Mount Gay Distillery
A trip to the island wouldn’t be complete without a taste of Barbadian rum, the likes of which has been made for over 300 years at Mount Gay. The abundance of natural molasses and sugars on the island meant it was the perfect setting for early settlers to create this unique spirit, and it’s still being made today. A visit to Mount Gay will allow you to learn about the distillation and ageing process as well as blending techniques, and of course, a chance to try the rum itself.
Hidden under the heart of the island is a network of underground cave systems; the most famous and widely visited is Harrison’s Cave, a system of 50 foot high crystallised limestone caverns, fast flowing streams and even a thundering immense underground waterfall. Hour long tram tours are run daily, or you can get even more adventurous and book yourself onto an eco-adventure tour with helmets, headlamps and a lot of trekking above and below ground.
Gun Hill Signal
A trip to Barbados really requires you to take advantage of the fantastic fauna and flora of the island, and what better way to see it than from the Gun Hill Signal, a restored signal station from 1818 which gives sweeping panoramic views across the island and out to sea.
Barbados Wildlife Reserve
Not only is Barbados, and the Caribbean in general, home to some of the most stunning plant life around the world, but hidden in four acres of mahogany forest with winding brick paths, you’ll find the Wildlife Reserve. This is always worth a visit to enjoy animals such as the iconic green monkey, iguana and parrot in the natural habitat.

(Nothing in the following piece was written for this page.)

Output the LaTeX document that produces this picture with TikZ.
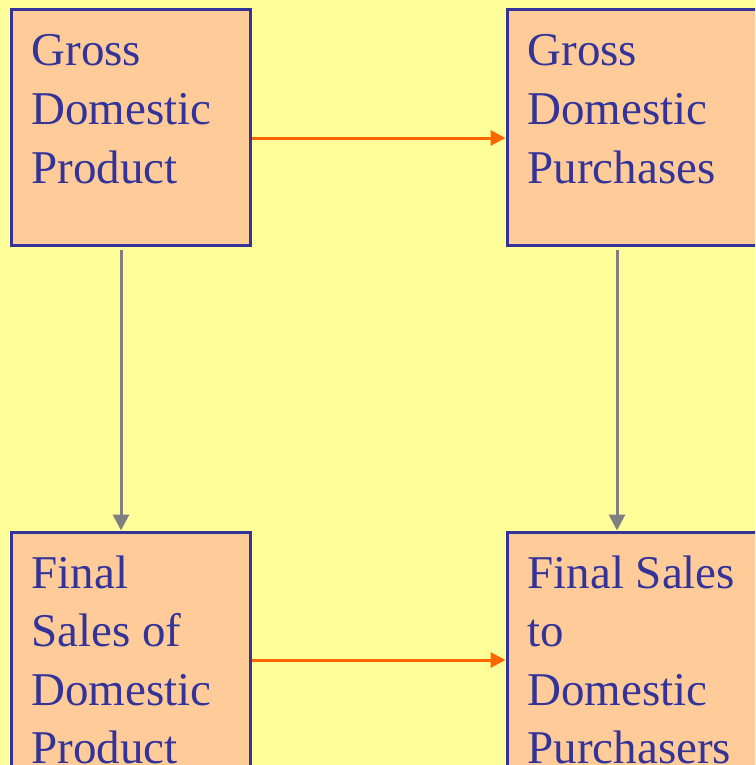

It’s impossible to ignore Barbados’ heritage of sugar cane estates and slavery, and the Sunbury Plantation is an excellent example to visit to learn more about this bygone era.
When to visit Barbados
The best months of the year to visit Barbados are between January and April as they are the driest and least humid, often also cooler than the scorching temperatures of the rest of the year, meaning it’s more comfortable for tourists. But thanks to year long warm temperatures, it’s the perfect destination for sun-seekers to visit year-round. It is advisable to avoid August to October, hurricane season, if possible though.